By DPA,
Los Angeles : Robert Mulligan, the director of the movie classic “To Kill a Mockingbird” which brought the issue of entrenched racism in the US South to the screen, has died. He was 83.
Mulligan died Friday of heart disease at his Connecticut home, according to an announcement by his family Monday.
Though he never won an Oscar himself, he directed five different actors in Oscar-nominated performances: Gregory Peck and Mary Badham in “Mockingbird”, Natalie Wood in “Love with the Proper Stranger”, Ruth Gordon in “Inside Daisy Clover” and Ellen Burstyn in “Same Time, Next Year”.

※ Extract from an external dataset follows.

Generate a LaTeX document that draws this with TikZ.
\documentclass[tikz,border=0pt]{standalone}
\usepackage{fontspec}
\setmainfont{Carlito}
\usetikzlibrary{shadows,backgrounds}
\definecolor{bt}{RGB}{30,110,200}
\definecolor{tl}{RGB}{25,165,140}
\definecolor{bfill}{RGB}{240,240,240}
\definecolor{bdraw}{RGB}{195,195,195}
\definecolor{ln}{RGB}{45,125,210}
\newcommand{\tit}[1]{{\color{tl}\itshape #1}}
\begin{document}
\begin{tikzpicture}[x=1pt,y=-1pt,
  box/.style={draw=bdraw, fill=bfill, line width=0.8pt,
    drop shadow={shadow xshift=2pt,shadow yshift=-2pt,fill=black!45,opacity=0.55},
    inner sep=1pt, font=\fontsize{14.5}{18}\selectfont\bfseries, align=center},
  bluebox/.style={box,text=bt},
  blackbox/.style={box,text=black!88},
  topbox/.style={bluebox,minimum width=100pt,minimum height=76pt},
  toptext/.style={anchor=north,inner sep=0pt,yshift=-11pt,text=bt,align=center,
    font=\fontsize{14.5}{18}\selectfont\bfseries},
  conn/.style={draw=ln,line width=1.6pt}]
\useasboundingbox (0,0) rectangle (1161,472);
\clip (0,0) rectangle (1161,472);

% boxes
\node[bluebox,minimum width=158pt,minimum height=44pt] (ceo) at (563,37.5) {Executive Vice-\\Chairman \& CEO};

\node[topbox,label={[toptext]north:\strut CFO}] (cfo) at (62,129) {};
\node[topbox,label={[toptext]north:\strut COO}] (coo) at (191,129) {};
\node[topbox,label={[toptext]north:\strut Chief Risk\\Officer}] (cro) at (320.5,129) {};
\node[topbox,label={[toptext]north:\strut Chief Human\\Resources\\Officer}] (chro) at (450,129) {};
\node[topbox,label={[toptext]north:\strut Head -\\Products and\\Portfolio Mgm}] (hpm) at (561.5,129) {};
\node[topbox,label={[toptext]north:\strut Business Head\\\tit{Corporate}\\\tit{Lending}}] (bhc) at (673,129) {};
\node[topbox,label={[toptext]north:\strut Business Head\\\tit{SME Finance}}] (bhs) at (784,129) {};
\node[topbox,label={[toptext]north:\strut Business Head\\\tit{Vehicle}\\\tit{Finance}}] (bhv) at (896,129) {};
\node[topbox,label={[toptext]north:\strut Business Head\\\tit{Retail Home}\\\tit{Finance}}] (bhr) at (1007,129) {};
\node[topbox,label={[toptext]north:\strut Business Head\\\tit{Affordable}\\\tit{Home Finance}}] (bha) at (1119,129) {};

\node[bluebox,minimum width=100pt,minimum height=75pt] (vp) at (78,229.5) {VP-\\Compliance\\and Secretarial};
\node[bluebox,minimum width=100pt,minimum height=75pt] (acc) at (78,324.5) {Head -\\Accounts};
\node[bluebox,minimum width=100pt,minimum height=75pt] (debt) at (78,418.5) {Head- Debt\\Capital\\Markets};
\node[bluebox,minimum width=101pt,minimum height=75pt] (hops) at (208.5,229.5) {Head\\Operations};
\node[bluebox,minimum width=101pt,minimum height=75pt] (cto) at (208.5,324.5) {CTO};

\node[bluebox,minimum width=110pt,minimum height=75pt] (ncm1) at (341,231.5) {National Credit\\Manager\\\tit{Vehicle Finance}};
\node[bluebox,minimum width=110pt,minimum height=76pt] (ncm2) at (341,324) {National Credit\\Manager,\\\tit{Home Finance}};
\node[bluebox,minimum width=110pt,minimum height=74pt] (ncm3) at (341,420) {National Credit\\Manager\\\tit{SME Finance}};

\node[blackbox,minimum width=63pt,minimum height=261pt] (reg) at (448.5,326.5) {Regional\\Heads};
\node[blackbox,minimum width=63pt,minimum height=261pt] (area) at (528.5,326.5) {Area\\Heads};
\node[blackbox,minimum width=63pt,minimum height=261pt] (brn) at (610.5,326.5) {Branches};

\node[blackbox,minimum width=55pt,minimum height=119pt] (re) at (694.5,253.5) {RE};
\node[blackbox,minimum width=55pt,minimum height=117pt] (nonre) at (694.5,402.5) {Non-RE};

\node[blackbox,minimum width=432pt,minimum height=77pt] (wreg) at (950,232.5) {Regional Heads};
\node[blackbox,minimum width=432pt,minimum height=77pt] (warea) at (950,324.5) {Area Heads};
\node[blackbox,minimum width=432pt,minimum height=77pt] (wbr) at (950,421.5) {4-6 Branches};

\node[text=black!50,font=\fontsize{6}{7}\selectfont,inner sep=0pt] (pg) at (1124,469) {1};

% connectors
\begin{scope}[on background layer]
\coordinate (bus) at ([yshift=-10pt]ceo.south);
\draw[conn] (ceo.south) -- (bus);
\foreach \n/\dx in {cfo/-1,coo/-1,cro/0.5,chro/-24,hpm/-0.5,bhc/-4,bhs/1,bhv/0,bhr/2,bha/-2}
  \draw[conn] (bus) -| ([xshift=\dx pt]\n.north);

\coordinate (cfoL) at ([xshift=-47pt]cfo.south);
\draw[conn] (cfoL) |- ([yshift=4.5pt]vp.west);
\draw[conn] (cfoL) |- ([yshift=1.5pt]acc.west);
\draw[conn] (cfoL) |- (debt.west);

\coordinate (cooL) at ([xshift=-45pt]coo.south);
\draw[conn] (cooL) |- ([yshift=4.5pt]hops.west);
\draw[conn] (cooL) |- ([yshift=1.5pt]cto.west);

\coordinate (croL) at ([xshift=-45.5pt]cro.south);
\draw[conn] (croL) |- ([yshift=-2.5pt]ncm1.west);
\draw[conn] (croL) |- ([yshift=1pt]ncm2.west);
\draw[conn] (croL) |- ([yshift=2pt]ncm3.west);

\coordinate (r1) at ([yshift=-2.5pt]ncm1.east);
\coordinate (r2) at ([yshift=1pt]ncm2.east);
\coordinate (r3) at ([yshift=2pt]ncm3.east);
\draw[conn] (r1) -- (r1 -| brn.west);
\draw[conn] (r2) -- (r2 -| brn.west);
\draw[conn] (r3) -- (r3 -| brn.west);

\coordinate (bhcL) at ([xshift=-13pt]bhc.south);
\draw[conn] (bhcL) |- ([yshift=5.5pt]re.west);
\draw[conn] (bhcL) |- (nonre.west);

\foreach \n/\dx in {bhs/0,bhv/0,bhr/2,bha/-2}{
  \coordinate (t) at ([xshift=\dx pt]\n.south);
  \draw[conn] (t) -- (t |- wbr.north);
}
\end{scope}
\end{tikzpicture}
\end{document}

Mulligan was born Aug 23, 1925, in New York and worked briefly on the copy desk of The New York Times before starting his show business career as a messenger boy at CBS.
He soon became a director of live television shows before moving to film.

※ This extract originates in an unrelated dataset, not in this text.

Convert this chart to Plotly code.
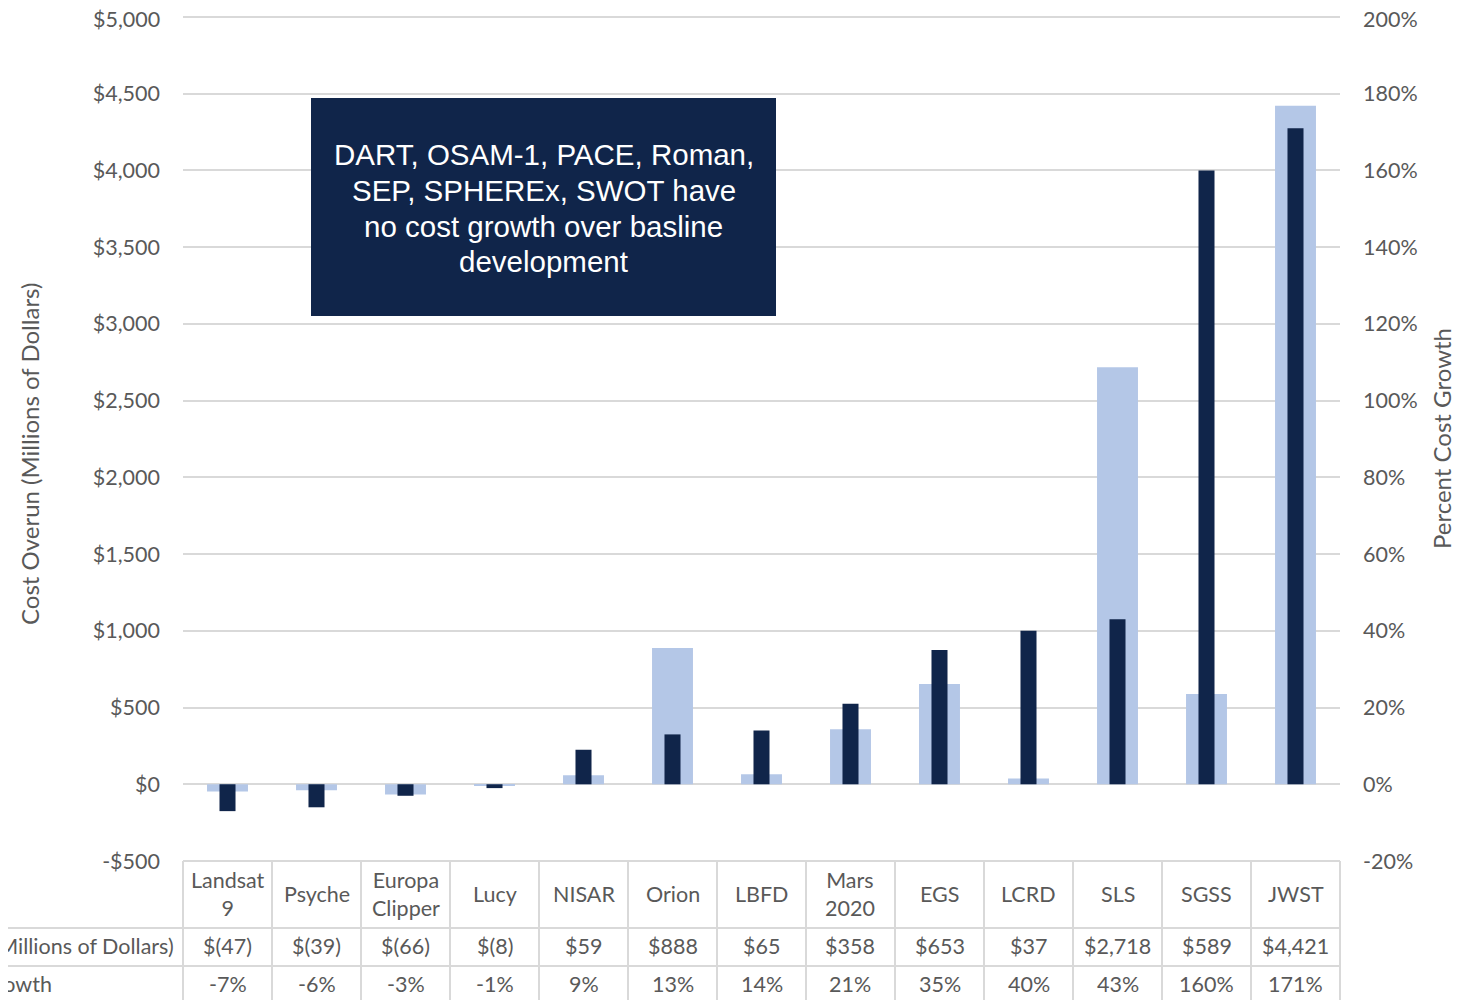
import plotly.graph_objects as go

# ---- data ----
categories = ["Landsat<br>9", "Psyche", "Europa<br>Clipper", "Lucy", "NISAR", "Orion", "LBFD",
              "Mars<br>2020", "EGS", "LCRD", "SLS", "SGSS", "JWST"]
cost_overrun = [-47, -39, -66, -8, 59, 888, 65, 358, 653, 37, 2718, 589, 4421]
pct_growth = [-7, -6, -3, -1, 9, 13, 14, 21, 35, 40, 43, 160, 171]
left_ticks = [-500, 0, 500, 1000, 1500, 2000, 2500, 3000, 3500, 4000, 4500, 5000]
right_ticks = [-20, 0, 20, 40, 60, 80, 100, 120, 140, 160, 180, 200]
series_names = ["Cost Overun (Millions of Dollars)", "Percent Cost Growth"]
note_lines = ["DART, OSAM-1, PACE, Roman,", "SEP, SPHEREx, SWOT have",
              "no cost growth over basline", "development"]

LIGHT = "#b4c7e7"
NAVY = "#10254a"
GRID = "#d9d9d9"
TXT = "#595959"
FONT = "Lato"

OFF = 8  # page body offset
W, H = 1465 - OFF, 1000 - OFF
PL, PR, PT, PB = 183, 1340, 17, 861  # plot area in page pixels
L, R, T, B = PL - OFF, 1465 - PR, PT - OFF, 1000 - PB
PW = PR - PL
PH = PB - PT


def px_x(px):
    return (px - PL) / PW


def px_y(py):
    return (PB - py) / PH


def fmt_money(v):
    if v < 0:
        return "$(" + f"{-v:,}" + ")"
    return "$" + f"{v:,}"


def fmt_money_tick(v):
    return ("-$" if v < 0 else "$") + f"{abs(v):,}"


xs = list(range(len(categories)))

fig = go.Figure()
fig.add_trace(go.Bar(x=xs, y=cost_overrun, name=series_names[0], marker_color=LIGHT,
                     width=0.46, offset=-0.23, yaxis="y", marker_line_width=0))
fig.add_trace(go.Bar(x=xs, y=pct_growth, name=series_names[1], marker_color=NAVY,
                     width=0.18, offset=-0.09, yaxis="y2", marker_line_width=0))

shapes = []
annotations = []

# note box
shapes.append(dict(type="rect", xref="paper", yref="paper",
                   x0=px_x(311), x1=px_x(776), y0=px_y(316), y1=px_y(98),
                   fillcolor=NAVY, line_width=0, layer="above"))
for line, yy in zip(note_lines, [155, 190, 226, 261]):
    annotations.append(dict(xref="paper", yref="paper", x=px_x(543.5), y=px_y(yy),
                            text=line, showarrow=False, align="center",
                            font=dict(family="Liberation Sans, Arial", size=29.5, color="white"),
                            xanchor="center", yanchor="middle"))

tick_font = dict(family=FONT, size=21.5, color=TXT)

# top gridline and top tick labels (at the range edge)
shapes.append(dict(type="line", xref="paper", yref="paper", x0=0, x1=1,
                   y0=1, y1=1, line=dict(color=GRID, width=2), layer="below"))
annotations.append(dict(xref="paper", yref="paper", x=px_x(161), y=1, yshift=-2,
                        text=fmt_money_tick(left_ticks[-1]), showarrow=False, font=tick_font,
                        xanchor="right", yanchor="middle", borderpad=0))
annotations.append(dict(xref="paper", yref="paper", x=px_x(1362), y=1, yshift=-2,
                        text=f"{right_ticks[-1]}%", showarrow=False, font=tick_font,
                        xanchor="left", yanchor="middle", borderpad=0))

# data table
n = len(categories)
for k in range(n + 1):
    xp = px_x(PL + k * PW / n)
    shapes.append(dict(type="line", xref="paper", yref="paper", x0=xp, x1=xp,
                       y0=px_y(861), y1=px_y(1010), line=dict(color=GRID, width=2)))
shapes.append(dict(type="line", xref="paper", yref="paper", x0=px_x(PL), x1=px_x(PR),
                   y0=px_y(861), y1=px_y(861), line=dict(color=GRID, width=2)))
for yy in [928, 966]:
    shapes.append(dict(type="line", xref="paper", yref="paper", x0=px_x(-20), x1=px_x(PR),
                       y0=px_y(yy), y1=px_y(yy), line=dict(color=GRID, width=2)))

cell_font = dict(family=FONT, size=21.5, color=TXT)
for i, c in enumerate(categories):
    xc = px_x(PL + (i + 0.5) * PW / n)
    annotations.append(dict(xref="paper", yref="paper", x=xc, y=px_y(894), text=c,
                            showarrow=False, font=cell_font, xanchor="center", yanchor="middle"))
    annotations.append(dict(xref="paper", yref="paper", x=xc, y=px_y(946),
                            text=fmt_money(cost_overrun[i]), showarrow=False, font=cell_font,
                            xanchor="center", yanchor="middle"))
    annotations.append(dict(xref="paper", yref="paper", x=xc, y=px_y(984),
                            text=f"{pct_growth[i]}%", showarrow=False, font=cell_font,
                            xanchor="center", yanchor="middle"))

annotations.append(dict(xref="paper", yref="paper", x=px_x(176), y=px_y(946),
                        text=series_names[0], showarrow=False, font=cell_font,
                        xanchor="right", yanchor="middle"))
annotations.append(dict(xref="paper", yref="paper", x=px_x(54), y=px_y(984),
                        text=series_names[1], showarrow=False, font=cell_font,
                        xanchor="right", yanchor="middle"))

# axis titles
annotations.append(dict(xref="paper", yref="paper", x=px_x(30), y=px_y(454),
                        text=series_names[0], showarrow=False, textangle=-90,
                        font=dict(family=FONT, size=24, color=TXT),
                        xanchor="center", yanchor="middle"))
annotations.append(dict(xref="paper", yref="paper", x=px_x(1441), y=px_y(439),
                        text=series_names[1], showarrow=False, textangle=-90,
                        font=dict(family=FONT, size=24, color=TXT),
                        xanchor="center", yanchor="middle"))

fig.update_layout(
    width=W, height=H,
    margin=dict(l=L, r=R, t=T, b=B, autoexpand=False),
    paper_bgcolor="white", plot_bgcolor="white",
    showlegend=False,
    barmode="overlay",
    font=dict(family=FONT, color=TXT),
    xaxis=dict(range=[-0.5, n - 0.5], showticklabels=False, showgrid=False,
               zeroline=False, showline=False, ticks=""),
    yaxis=dict(range=[-500, 5000], tickvals=left_ticks[:-1],
               ticktext=[fmt_money_tick(v) for v in left_ticks[:-1]],
               showgrid=True, gridcolor=GRID, gridwidth=2,
               zeroline=True, zerolinecolor=GRID, zerolinewidth=2,
               showline=False, ticks="", ticklabelstandoff=22,
               tickfont=tick_font),
    yaxis2=dict(range=[-20, 200], tickvals=right_ticks[:-1],
                ticktext=[f"{v}%" for v in right_ticks[:-1]],
                overlaying="y", side="right", showgrid=False, zeroline=False,
                showline=False, ticks="", ticklabelstandoff=22,
                tickfont=tick_font),
    shapes=shapes,
    annotations=annotations,
)

fig.write_html("out.html")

The classic 1962 adaptation of “To Kill a Mockingbird” was named the No 25 film of all time by the American Film Institute. Both Peck, who played Atticus Finch, the lawyer and father in the film about racial injustice, and Badham, who played his daughter, are deceased.
Harper Lee, 82, who wrote the book on which the movie was based, received the Presidential Medal of Freedom of the United States for her contribution to literature in 2007.